[Figure scripts]
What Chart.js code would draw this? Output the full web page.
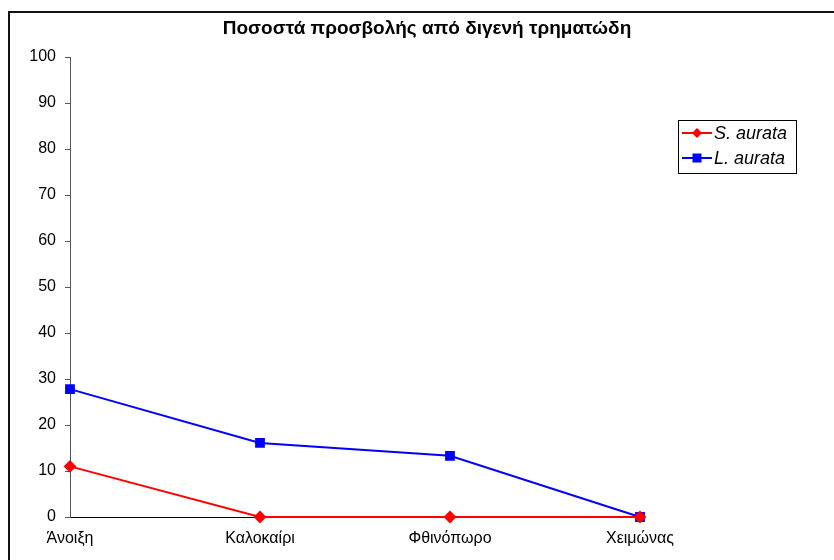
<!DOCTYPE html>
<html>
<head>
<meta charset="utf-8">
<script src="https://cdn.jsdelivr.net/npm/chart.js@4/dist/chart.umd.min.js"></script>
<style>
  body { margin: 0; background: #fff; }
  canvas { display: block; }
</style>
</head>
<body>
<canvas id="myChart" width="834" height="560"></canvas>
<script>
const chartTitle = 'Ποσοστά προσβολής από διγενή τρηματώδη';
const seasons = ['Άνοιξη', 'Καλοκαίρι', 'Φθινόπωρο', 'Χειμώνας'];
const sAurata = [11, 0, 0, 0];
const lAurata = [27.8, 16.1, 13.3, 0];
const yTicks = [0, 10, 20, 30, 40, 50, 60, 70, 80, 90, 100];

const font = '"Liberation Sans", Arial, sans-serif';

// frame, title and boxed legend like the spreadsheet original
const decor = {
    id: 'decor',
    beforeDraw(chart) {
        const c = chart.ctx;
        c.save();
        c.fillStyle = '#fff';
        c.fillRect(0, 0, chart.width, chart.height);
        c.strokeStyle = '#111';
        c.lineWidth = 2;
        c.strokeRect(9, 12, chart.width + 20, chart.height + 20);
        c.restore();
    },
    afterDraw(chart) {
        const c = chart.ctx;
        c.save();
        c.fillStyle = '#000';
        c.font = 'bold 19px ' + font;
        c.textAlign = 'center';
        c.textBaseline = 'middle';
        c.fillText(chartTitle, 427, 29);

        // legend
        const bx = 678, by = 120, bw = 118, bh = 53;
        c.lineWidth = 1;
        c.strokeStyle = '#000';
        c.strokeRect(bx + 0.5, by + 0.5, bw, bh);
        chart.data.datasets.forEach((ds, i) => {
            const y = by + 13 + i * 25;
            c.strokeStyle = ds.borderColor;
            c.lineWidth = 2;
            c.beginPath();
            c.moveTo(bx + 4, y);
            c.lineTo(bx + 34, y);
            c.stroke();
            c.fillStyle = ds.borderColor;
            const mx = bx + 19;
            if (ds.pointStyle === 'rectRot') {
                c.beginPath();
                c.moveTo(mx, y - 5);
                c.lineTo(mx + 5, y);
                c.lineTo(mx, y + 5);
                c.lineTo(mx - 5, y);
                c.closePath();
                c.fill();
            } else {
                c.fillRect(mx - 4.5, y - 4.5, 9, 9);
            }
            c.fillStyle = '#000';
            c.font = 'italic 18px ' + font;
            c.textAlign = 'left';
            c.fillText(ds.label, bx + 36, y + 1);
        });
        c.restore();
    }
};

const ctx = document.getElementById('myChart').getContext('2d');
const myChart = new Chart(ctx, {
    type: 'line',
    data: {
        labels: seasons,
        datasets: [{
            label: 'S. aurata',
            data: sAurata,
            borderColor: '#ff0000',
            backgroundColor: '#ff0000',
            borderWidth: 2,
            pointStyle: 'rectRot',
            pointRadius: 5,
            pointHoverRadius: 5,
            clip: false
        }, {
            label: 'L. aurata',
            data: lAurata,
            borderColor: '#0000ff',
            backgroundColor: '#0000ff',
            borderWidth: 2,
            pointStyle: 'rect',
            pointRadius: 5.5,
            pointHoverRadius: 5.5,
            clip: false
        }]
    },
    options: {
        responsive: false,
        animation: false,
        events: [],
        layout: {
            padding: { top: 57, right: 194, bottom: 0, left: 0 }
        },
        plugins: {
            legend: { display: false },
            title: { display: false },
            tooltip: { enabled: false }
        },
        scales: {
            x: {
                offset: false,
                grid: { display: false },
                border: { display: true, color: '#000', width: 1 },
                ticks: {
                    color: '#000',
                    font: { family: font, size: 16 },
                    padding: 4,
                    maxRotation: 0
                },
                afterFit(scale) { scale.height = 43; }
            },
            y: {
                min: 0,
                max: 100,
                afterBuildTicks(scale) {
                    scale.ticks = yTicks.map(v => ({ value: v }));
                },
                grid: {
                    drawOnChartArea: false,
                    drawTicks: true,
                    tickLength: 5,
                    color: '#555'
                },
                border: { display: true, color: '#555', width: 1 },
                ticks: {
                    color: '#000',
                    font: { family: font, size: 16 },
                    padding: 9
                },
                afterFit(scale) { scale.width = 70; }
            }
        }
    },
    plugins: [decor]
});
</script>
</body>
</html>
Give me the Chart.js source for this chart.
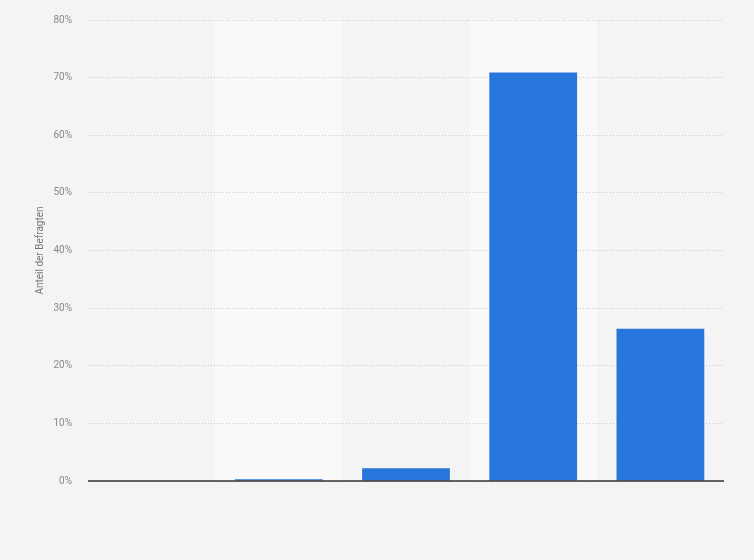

**Aim of the exercise**
Starting with the first line of the data above and ending with the line containing "c.fillText(chartTitle, 427, 29);", please restate every line exactly, leaving images out.

**Exercise answer**
What Chart.js code would draw this? Output the full web page.
<!DOCTYPE html>
<html>
<head>
<meta charset="utf-8">
<script src="https://cdn.jsdelivr.net/npm/chart.js@4/dist/chart.umd.min.js"></script>
<style>
  body { margin: 0; background: #fff; }
  canvas { display: block; }
</style>
</head>
<body>
<canvas id="myChart" width="834" height="560"></canvas>
<script>
const chartTitle = 'Ποσοστά προσβολής από διγενή τρηματώδη';
const seasons = ['Άνοιξη', 'Καλοκαίρι', 'Φθινόπωρο', 'Χειμώνας'];
const sAurata = [11, 0, 0, 0];
const lAurata = [27.8, 16.1, 13.3, 0];
const yTicks = [0, 10, 20, 30, 40, 50, 60, 70, 80, 90, 100];

const font = '"Liberation Sans", Arial, sans-serif';

// frame, title and boxed legend like the spreadsheet original
const decor = {
    id: 'decor',
    beforeDraw(chart) {
        const c = chart.ctx;
        c.save();
        c.fillStyle = '#fff';
        c.fillRect(0, 0, chart.width, chart.height);
        c.strokeStyle = '#111';
        c.lineWidth = 2;
        c.strokeRect(9, 12, chart.width + 20, chart.height + 20);
        c.restore();
    },
    afterDraw(chart) {
        const c = chart.ctx;
        c.save();
        c.fillStyle = '#000';
        c.font = 'bold 19px ' + font;
        c.textAlign = 'center';
        c.textBaseline = 'middle';
        c.fillText(chartTitle, 427, 29);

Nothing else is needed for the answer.